Romain Gary, L’affaire homme.

Quand vous voyez Loïc et Nicolas se tutoyer mutuellement, il s’agit des deux côtés de fausse simplicité.

  Ce que vous entendez Ce qu’ils se disent en réalité Analogie littéraire
Loïc "Ca ne t’embête pas que je te tutoie,Nicolas, comme on fait d’habitude, tu sais, sur les blogs ?" Tu es plus connu que moi, mais c’est surtout parce que tu es plus vieux. Te tutoyer me met à ton niveau et me fera de la pub. En plus, je te rappelle que tu ne connais rien aux blogs. Julien qui prend la main de Mme de Rênal.
Nicolas "Mais bien sûr que non, Loïc !" Ecoute, j’ai joué à ce jeu là avant toi, petit con, et de toutes façons, c’est toujours moi qui te nique. Holden Caufield qui prend la main de Sarah Bernhardt.

« Assez grossièrement, sous couvert de chaleur… »

Loïc et Nicolas ne sont pas les seuls à jouer à ce jeu là.

Vous avez plein d’exemples comparables dans le champ politique. Rappelez-vous Chirac, en 1988, qui tente d’établir une égalité de niveau avec Mitterrand (« Je ne vais pas vous donner du « Président » mais vous appeler par votre nom, Mr Mitterrand »).

Réponse de Mitterrand, qui avait évidemment tout compris: « Mais vous avez tout à fait raison, Mr le Premier ministre ! »

C’était très fort car Mitterrand se dégageait du piège de la fausse familiarité. Il continuait en fait à vouvoyer Chirac alors que celui-ci, grossièrement, le tutoyait. En plus, c’était très drôle.

(Contexte explicatif: Quelque temps plus tôt, Chirac avait traité Fabius de roquet dans un débat et celui-ci lui avait fait le coût du « N’oubliez pas que vous vous adressez au premier ministre de la France ». Cette réplique avait mis fin à l’avenir politique de Fabius et Chirac tentait dinduire une réaction similaire chez Mitterrand).

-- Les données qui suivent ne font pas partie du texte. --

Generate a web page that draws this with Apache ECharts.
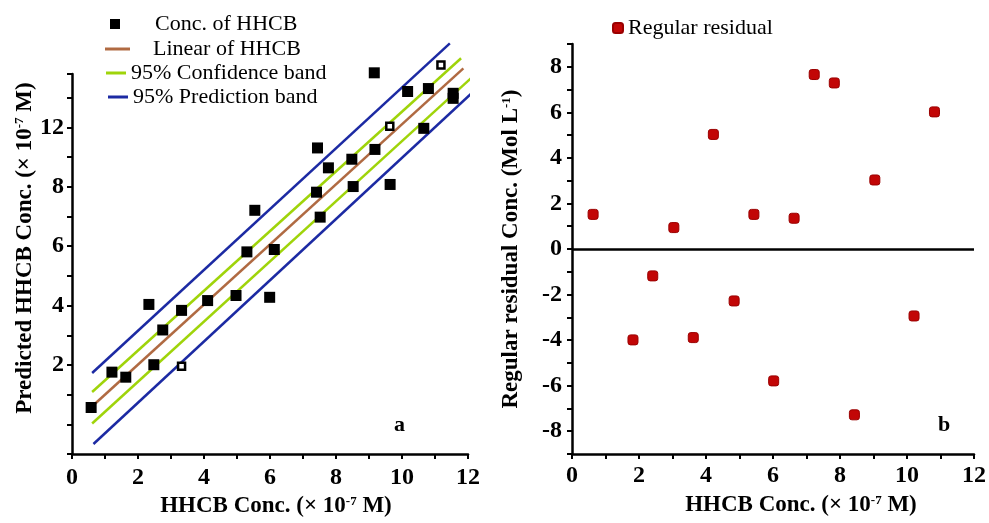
<!DOCTYPE html>
<html>
<head>
<meta charset="utf-8">
<script src="https://cdn.jsdelivr.net/npm/echarts@6/dist/echarts.min.js"></script>
<style>
  html, body { margin: 0; padding: 0; background: #fff; }
  #main { width: 989px; height: 523px; }
</style>
</head>
<body>
<div id="main"></div>
<script>
// a: 预测值 vs 实测值
var hhcbX = [0.58, 1.21, 1.63, 2.33, 2.75, 2.48, 3.32, 4.11, 4.97, 5.30, 5.54, 6.13, 5.99, 7.44, 7.77, 7.41, 7.52, 8.48, 8.52, 9.18, 9.16, 9.64, 10.17, 10.80, 10.66, 11.55, 11.55];
var hhcbY = [0.57, 1.76, 1.59, 4.04, 3.18, 2.01, 3.84, 4.17, 4.34, 5.81, 7.21, 5.89, 4.28, 9.31, 8.64, 7.82, 6.98, 8.93, 8.01, 9.26, 11.84, 8.08, 11.21, 11.31, 9.97, 10.98, 11.15];
// small hollow squares
var hollowX = [3.32, 9.63, 11.18];
var hollowY = [1.96, 10.04, 12.10];

var linX = [0.68, 11.86], linY = [0.68, 11.99];
var confUpX = [0.61, 11.79], confUpY = [1.09, 12.33];
var confLoX = [0.61, 12.36], confLoY = [0.03, 11.93];
var predUpX = [0.61, 11.45], predUpY = [1.73, 12.83];
var predLoX = [0.65, 12.67], predLoY = [-0.66, 11.73];

// tick labels of panel a (the "12" stands where 10 is, as in the figure)
var leftYTickValues = [2, 4, 6, 8, 10];
var leftYTickText = ['2', '4', '6', '8', '12'];
var xTickValues = [0, 2, 4, 6, 8, 10, 12];

// b: 残差
var resX = [0.63, 1.82, 2.41, 3.04, 3.62, 4.22, 4.84, 5.43, 6.02, 6.63, 7.23, 7.83, 8.43, 9.04, 10.21, 10.82];
var resY = [1.52, -3.99, -1.18, 0.94, -3.89, 5.03, -2.28, 1.52, -5.79, 1.35, 7.66, 7.29, -7.28, 3.03, -2.94, 6.02];
var rightYTickValues = [-8, -6, -4, -2, 0, 2, 4, 6, 8];

var SERIF = "'Liberation Serif', 'DejaVu Serif', serif";

function pairs(xs, ys) {
    var out = [];
    for (var i = 0; i < xs.length; i++) out.push([xs[i], ys[i]]);
    return out;
}

function pickLabel(values, texts) {
    return function (v) {
        for (var i = 0; i < values.length; i++) {
            if (Math.abs(values[i] - v) < 1e-6) return texts ? texts[i] : String(values[i]);
        }
        return '';
    };
}

var axisLineStyle = { color: '#000', width: 2.5 };
var tickLabel = { fontFamily: SERIF, fontWeight: 'bold', fontSize: 24, color: '#000' };
var nameRich = {
    sup: { fontFamily: SERIF, fontWeight: 'bold', fontSize: 13, color: '#000', verticalAlign: 'top' }
};
var nameStyle = { fontFamily: SERIF, fontWeight: 'bold', fontSize: 23, color: '#000', rich: nameRich };
var legendText = { fontFamily: SERIF, fontSize: 22, color: '#000' };

var myChart = echarts.init(document.getElementById('main'));

var option = {
    backgroundColor: '#fff',
    animation: false,
    grid: [
        { left: 72, right: 521, top: 74, bottom: 65 },
        { left: 572, right: 13, top: 44, bottom: 69 }
    ],
    legend: [
        { data: ['Conc. of HHCB'], left: 105, top: 8, itemWidth: 10, itemHeight: 10,
          textStyle: Object.assign({ padding: [0, 0, 0, 30] }, legendText) },
        { data: ['Linear of HHCB'], left: 100, top: 33, itemWidth: 25, itemHeight: 3, icon: 'rect',
          textStyle: Object.assign({ padding: [0, 0, 0, 18] }, legendText) },
        { data: ['95% Confidence band'], left: 101, top: 57, itemWidth: 20, itemHeight: 3, icon: 'rect',
          textStyle: legendText },
        { data: ['95% Prediction band'], left: 103, top: 81, itemWidth: 20, itemHeight: 3, icon: 'rect',
          textStyle: legendText },
        { data: ['Regular residual'], left: 607, top: 12, itemWidth: 10, itemHeight: 10,
          textStyle: legendText }
    ],
    xAxis: [
        {
            gridIndex: 0, type: 'value', min: 0, max: 12, interval: 1,
            name: 'HHCB Conc. (× 10{sup|-7} M)', nameLocation: 'middle', nameGap: 40,
            nameTextStyle: Object.assign({ padding: [0, 0, 0, 12] }, nameStyle),
            axisLine: { onZero: false, lineStyle: axisLineStyle },
            axisTick: { inside: false, length: 5, lineStyle: { width: 2 } },
            axisLabel: Object.assign({ margin: 12, formatter: pickLabel(xTickValues) }, tickLabel),
            splitLine: { show: false }
        },
        {
            gridIndex: 1, type: 'value', min: 0, max: 12, interval: 1,
            name: 'HHCB Conc. (× 10{sup|-7} M)', nameLocation: 'middle', nameGap: 40,
            nameTextStyle: Object.assign({ padding: [0, 0, 0, 56] }, nameStyle),
            axisLine: { onZero: false, lineStyle: axisLineStyle },
            axisTick: { inside: false, length: 5, lineStyle: { width: 2 } },
            axisLabel: Object.assign({ margin: 10, formatter: pickLabel(xTickValues) }, tickLabel),
            splitLine: { show: false }
        }
    ],
    yAxis: [
        {
            gridIndex: 0, type: 'value', min: -1, max: 11.8, interval: 1,
            name: 'Predicted HHCB Conc. (× 10{sup|-7} M)', nameLocation: 'middle', nameGap: 34,
            nameTextStyle: Object.assign({ padding: [0, 0, 0, 32] }, nameStyle),
            axisLine: { lineStyle: axisLineStyle },
            axisTick: { inside: false, length: 5, lineStyle: { width: 2 } },
            axisLabel: Object.assign({ margin: 8, formatter: pickLabel(leftYTickValues, leftYTickText) }, tickLabel),
            splitLine: { show: false }
        },
        {
            gridIndex: 1, type: 'value', min: -9, max: 9, interval: 1,
            name: 'Regular residual Conc. (Mol L{sup|-1})', nameLocation: 'middle', nameGap: 49,
            nameTextStyle: nameStyle,
            axisLine: { lineStyle: axisLineStyle },
            axisTick: { inside: false, length: 5, lineStyle: { width: 2 } },
            axisLabel: Object.assign({ margin: 10, formatter: pickLabel(rightYTickValues) }, tickLabel),
            splitLine: { show: false }
        }
    ],
    graphic: [
        { type: 'text', left: 394, top: 414, style: { text: 'a', font: 'bold 22px ' + SERIF, fill: '#000' } },
        { type: 'text', left: 938, top: 414, style: { text: 'b', font: 'bold 22px ' + SERIF, fill: '#000' } }
    ],
    series: [
        { name: '95% Prediction band', type: 'line', xAxisIndex: 0, yAxisIndex: 0, symbol: 'none', clip: false,
          lineStyle: { color: '#1c2aa3', width: 2.5 }, itemStyle: { color: '#1c2aa3' }, data: pairs(predUpX, predUpY) },
        { name: '95% Prediction band', type: 'line', xAxisIndex: 0, yAxisIndex: 0, symbol: 'none', clip: false,
          lineStyle: { color: '#1c2aa3', width: 2.5 }, itemStyle: { color: '#1c2aa3' }, data: pairs(predLoX, predLoY) },
        { name: '95% Confidence band', type: 'line', xAxisIndex: 0, yAxisIndex: 0, symbol: 'none', clip: false,
          lineStyle: { color: '#9fd40a', width: 2.5 }, itemStyle: { color: '#9fd40a' }, data: pairs(confUpX, confUpY) },
        { name: '95% Confidence band', type: 'line', xAxisIndex: 0, yAxisIndex: 0, symbol: 'none', clip: false,
          lineStyle: { color: '#9fd40a', width: 2.5 }, itemStyle: { color: '#9fd40a' }, data: pairs(confLoX, confLoY) },
        { name: 'Linear of HHCB', type: 'line', xAxisIndex: 0, yAxisIndex: 0, symbol: 'none', clip: false,
          lineStyle: { color: '#b06a42', width: 2.5 }, itemStyle: { color: '#b06a42' }, data: pairs(linX, linY) },
        { name: 'Conc. of HHCB', type: 'scatter', xAxisIndex: 0, yAxisIndex: 0, symbol: 'rect', symbolSize: 11,
          clip: false, z: 5, itemStyle: { color: '#000', opacity: 1 }, data: pairs(hhcbX, hhcbY) },
        { name: 'Conc. of HHCB', type: 'scatter', xAxisIndex: 0, yAxisIndex: 0, symbol: 'rect', symbolSize: 7,
          clip: false, z: 5, itemStyle: { color: '#fff', borderColor: '#000', borderWidth: 2.5, opacity: 1 },
          data: pairs(hollowX, hollowY) },
        { name: 'Regular residual', type: 'scatter', xAxisIndex: 1, yAxisIndex: 1, symbol: 'roundRect', symbolSize: 10,
          z: 5, itemStyle: { color: '#c20606', borderColor: '#9a0000', borderWidth: 1, opacity: 1 },
          data: pairs(resX, resY),
          markLine: { silent: true, symbol: 'none', label: { show: false },
                      lineStyle: { color: '#000', width: 2.5, type: 'solid' },
                      data: [{ yAxis: 0 }] } }
    ]
};
myChart.setOption(option);
</script>
</body>
</html>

L’usage systématique du « tu » a toujours couvert les pires crimes, de l’inquisition au communisme, sous le masque de la fausse amitié. Aujourd’hui, dans les entreprises, le « tu » est souvent utilisé comme une méthode de manipulation.

Je vous renvoie aussi à La Grande Illusion. Dans ce film extraordinaire, peut-être le meilleur de tous, Maréchal (Gabin) fait remarquer à Fresnay (De Boïeldieu):

« Mais enfin vous ne pouvez rien faire comme tout le monde. 18 mois qu’on est ensemble et on se dit encore vous »,

et celui-ci lui répond :

« Je vouvoie ma femme et ma mère ».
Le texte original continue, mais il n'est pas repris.